A few companies offer the ‘opt-out’ option as well, meaning if you have ticked the box that asks your permission for promotional material or SMS to be sent to you, then you can untick that box again. One can withdraw consent to receiving promotional emails and messages even if it has been earlier ticked. Some companies keep this option at the bottom of the email in the form of unsubscribe which is written in the smallest font possible!

Do we really have a choice?

Yes, we do. 

We have complete control (insofar as we redeem it properly) over what data we share and how it can be used by the said company. 

Matters become tricky when it comes to cookies policy. As harmless as they are shown to be, cookies do invade your computer and stay there. These cookies are small packets of data that is sent to your browser whenever you visit a website so that it remembers your preferences and makes using that website easier when you visit the next time. 

Ex. Google’s Privacy policy says “we use cookies to remember your preferred language, to make the ads you see more relevant to you, to count how many visitors we receive to a page, to help you sign up for our services, to protect your data, and to remember your ad settings”. This, in effect, means that Google uses my usage data to target me with ads based upon my previous search history. In other words, I become a data point for Google for it to use me for its client’s benefit. Google, however, immediately clarifies that you can refuse the use of certain cookies by going to the personalization settings option. 

What is the Planet49 GmBh judgment?

Planet49 is a German online gaming company which collected user data before they entered a promotional lottery draw. Users were presented with two options-
an unticked box which user had to tick to give active consent for the company to use your personal data for cookies and to share it with sponsors and partners. The key here was that unless you ticked the box, one couldn’t enter the lottery draw making it, effectively, a forced consent. 

And a pre-ticked box that said you consent to use of cookies, which you could untick if you didn’t want to. In 2019, the EU court ruled that consent obtained through pre-ticked boxes was not a valid one. 

If you are interested in knowing more about this, check out this article

Opt-in and Opt-out: Which one should you use and when? 

One must be careful the first time you visit a site. 

Most credible sites post a consent banner when you sign up for the first time and make it clear that your data will or will not be used for promotional purposes. It also displays its Privacy Policy clearly and actively directs you there. 

According to the General Data Protection Regulation laws (GDPR) of the EU, there is a difference between data of legitimate interest like your name, age, education, address, interest areas, etc. and special categories of personal data like your health status, sexual orientation, biometric or genetic data which can be manipulated or misused to harmful and disastrous consequences. 

Some countries, including the EU, prohibit companies from selling personal data of persons less than 16 years of age unless affirmatively authorised for the same.
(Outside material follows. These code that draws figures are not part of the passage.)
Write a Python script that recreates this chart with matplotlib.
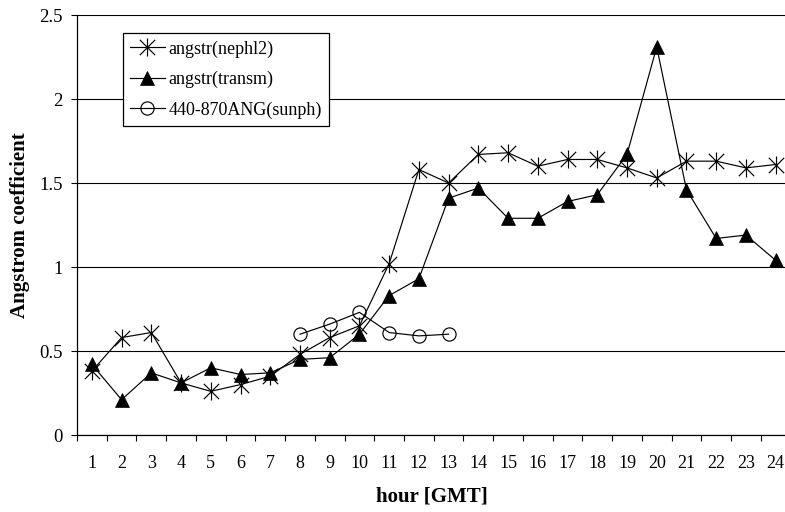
import matplotlib
matplotlib.use("Agg")
import matplotlib.pyplot as plt
from matplotlib.path import Path
import numpy as np

plt.rcParams["font.family"] = ["Liberation Serif", "DejaVu Serif"]

hours = list(range(1, 25))
hour_labels = [str(h) for h in hours]

angstr_nephl2 = [0.38, 0.58, 0.61, 0.31, 0.26, 0.30, 0.35, 0.48, 0.58, 0.65,
                 1.02, 1.58, 1.50, 1.67, 1.68, 1.60, 1.64, 1.64, 1.59, 1.53,
                 1.63, 1.63, 1.59, 1.61]
angstr_transm = [0.42, 0.21, 0.37, 0.31, 0.40, 0.36, 0.37, 0.45, 0.46, 0.60,
                 0.83, 0.93, 1.41, 1.47, 1.29, 1.29, 1.39, 1.43, 1.67, 2.31,
                 1.46, 1.17, 1.19, 1.04]
sunph_hours = [8, 9, 10, 11, 12, 13]
sunph_440_870 = [0.60, 0.66, 0.73, 0.61, 0.59, 0.60]

# Excel-style asterisk: an X with a vertical bar through it
star_marker = Path(
    [(-0.85, -0.85), (0.85, 0.85), (-0.85, 0.85), (0.85, -0.85), (0, -1), (0, 1)],
    [Path.MOVETO, Path.LINETO, Path.MOVETO, Path.LINETO, Path.MOVETO, Path.LINETO],
)

W, H = 785, 512
fig = plt.figure(figsize=(W / 100, H / 100), dpi=100)
left, right, bottom, top = 77, 790.5, 435, 15
ax = fig.add_axes([left / W, 1 - bottom / H, (right - left) / W, (bottom - top) / H])

lw = 0.85
ax.plot(hours, angstr_nephl2, color="black", lw=lw, marker=star_marker,
        markersize=13, markeredgewidth=0.85, label="angstr(nephl2)", zorder=3)
ax.plot(hours, angstr_transm, color="black", lw=lw, marker="^",
        markersize=10, markerfacecolor="black", markeredgewidth=0.5,
        label="angstr(transm)", zorder=3)
ax.plot(sunph_hours, sunph_440_870, color="black", lw=lw, marker="o",
        markersize=9.5, markerfacecolor="none", markeredgewidth=0.85,
        label="440-870ANG(sunph)", zorder=3)

ax.set_xlim(0.5, 24.5)
ax.set_ylim(0, 2.5)
ax.set_yticks(np.arange(0, 2.51, 0.5))
ax.set_yticklabels(["0", "0.5", "1", "1.5", "2", "2.5"])
ax.yaxis.grid(True, color="black", lw=0.8)
ax.set_axisbelow(True)

# category axis: tick marks between hours, labels centred on each hour
ax.set_xticks(np.arange(0.5, 25, 1))
ax.set_xticklabels([])
ax.set_xticks(hours, minor=True)
ax.set_xticklabels(hour_labels, minor=True)
ax.tick_params(axis="x", which="major", direction="out", length=4.5, width=0.8)
ax.tick_params(axis="x", which="minor", length=0, pad=14.5, labelsize=13)
ax.tick_params(axis="y", direction="out", length=4.5, width=0.8, pad=6, labelsize=13.5)

for s in ["top", "right"]:
    ax.spines[s].set_visible(False)
for s in ["left", "bottom"]:
    ax.spines[s].set_linewidth(0.9)

fig.text(432 / W, 1 - 496 / H, "hour [GMT]", ha="center", va="center",
         fontsize=15, fontweight="bold")
fig.text(20 / W, 1 - 225 / H, "Angstrom coefficient", ha="center", va="center",
         rotation=90, fontsize=15, fontweight="bold")

leg = ax.legend(loc="upper left", bbox_to_anchor=(123 / W, 1 - 33 / H),
                bbox_transform=fig.transFigure, borderaxespad=0,
                fancybox=False, framealpha=1, edgecolor="black",
                fontsize=13, handlelength=1.9, handletextpad=0.2,
                labelspacing=0.73, borderpad=0.4)
leg.get_frame().set_linewidth(0.9)

fig.savefig("out.png", dpi=100)
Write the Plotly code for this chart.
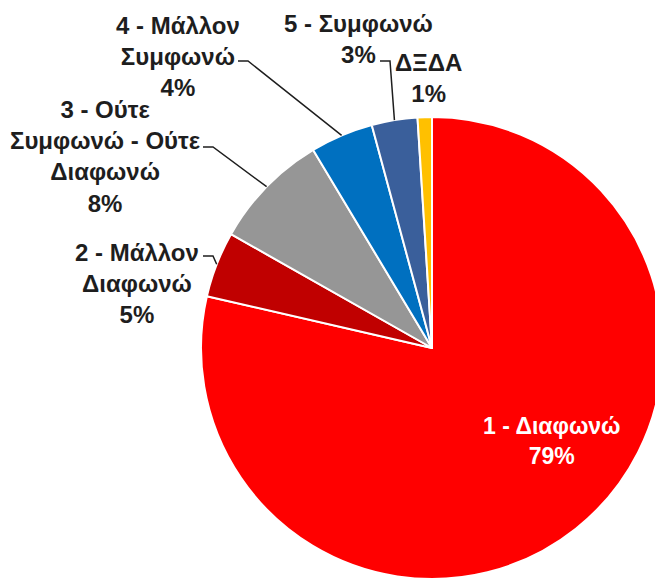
"""
Pie chart of answers (1 - Διαφωνώ ... 5 - Συμφωνώ, ΔΞΔΑ) with outside labels and leader lines.
"""

import math

import plotly.graph_objects as go

W, H = 663, 583
PAGE_OFFSET = 8  # default body margin of the html page

CATEGORIES = [
    "1 - Διαφωνώ",
    "2 - Μάλλον<br>Διαφωνώ",
    "3 - Ούτε<br>Συμφωνώ - Ούτε<br>Διαφωνώ",
    "4 - Μάλλον<br>Συμφωνώ",
    "5 - Συμφωνώ",
    "ΔΞΔΑ",
]
VALUES = [78.6, 4.6, 8.2, 4.4, 3.2, 1.0]
COLOURS = ["#FF0000", "#C00000", "#969696", "#0070C0", "#3A5F9B", "#FFC000"]

# label centre (px) and leader-line elbow points (px); None = no leader line
LABEL_POS = [(552, 441), (137, 283), (105, 156), (178, 56), (358, 39), (428, 78)]
ELBOWS = [
    None,
    [(203, 256), (213, 256)],
    [(203, 147), (213, 147)],
    [(238, 61), (248, 61)],
    [(380, 61), (390, 61)],
    None,
]

# pie placement in px
CX, CY, R = 432, 348, 231

FW, FH = W - PAGE_OFFSET, H - PAGE_OFFSET


def px(x, y):
    return (x - PAGE_OFFSET) / FW, 1 - (y - PAGE_OFFSET) / FH


def main() -> None:
    total = sum(VALUES)
    x0, y1 = px(CX - R, CY - R)
    x1, y0 = px(CX + R, CY + R)
    fig = go.Figure(
        go.Pie(
            labels=[c.replace("<br>", " ") for c in CATEGORIES],
            values=VALUES,
            sort=False,
            direction="clockwise",
            rotation=0,
            textinfo="none",
            marker=dict(colors=COLOURS, line=dict(color="white", width=2)),
            domain=dict(x=[x0, min(x1, 1)], y=[max(y0, 0), y1]),
            showlegend=False,
        )
    )

    cum = 0.0
    for i, (cat, val) in enumerate(zip(CATEGORIES, VALUES)):
        mid = 2 * math.pi * (cum + val / 2) / total
        cum += val
        pct = round(100 * val / total)
        lx, ly = px(*LABEL_POS[i])
        fig.add_annotation(
            x=lx, y=ly, xref="paper", yref="paper",
            text=f"<b>{cat}<br>{pct}%</b>",
            showarrow=False, align="center",
            xanchor="center", yanchor="middle",
            font=dict(family="Liberation Sans", size=24 if i else 23,
                      color="white" if i == 0 else "#1E1E1E"),
        )
        if ELBOWS[i]:
            tip = (CX + R * math.sin(mid), CY - R * math.cos(mid))
            pts = ELBOWS[i] + [tip]
            path = "M " + " L ".join(f"{px(x, y)[0]},{px(x, y)[1]}" for x, y in pts)
            fig.add_shape(type="path", path=path, xref="paper", yref="paper",
                          line=dict(color="#1E1E1E", width=1.5))

    fig.update_layout(
        width=FW, height=FH,
        margin=dict(l=0, r=0, t=0, b=0),
        paper_bgcolor="white",
        plot_bgcolor="white",
    )
    fig.write_html("out.html")


if __name__ == "__main__":
    main()
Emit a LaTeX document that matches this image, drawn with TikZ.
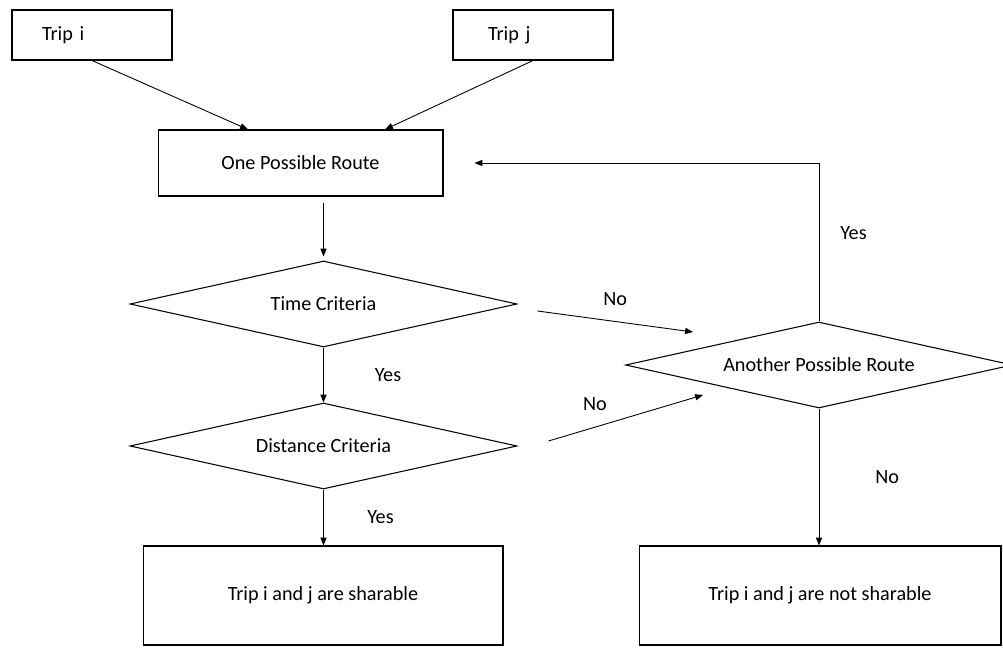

Several reputed companies provide a ‘More information’ tab along with the ‘I accept’ one so that users can gain as much information as possible before signing in. Several others have separate check boxes for separate uses of the data (For ex: Functional Performance, Social media and Advertising) which one can select before signing in. 

One must discern between which ones to opt in and which ones to opt out. 

Many people are in a hurry to log-in and get the work done (access the content) and tick any box that comes in their way. But that can be dangerous. 

Especially significant is your personal information like address, mobile numbers, personal identification numbers, passwords, Social Security Numbers which can be easily misused. 

Whenever things look shady or you feel a website/company is asking too many personal questions, stop before you sign in. Check their privacy policy and look out for ambiguous phrases. You always have better options when it comes to personal data. 

Remember, it is your choice whether you want your data to be used, sold or analysed by the company and its partners. The company plays it safe (though today’s laws have tightened around it), so should you.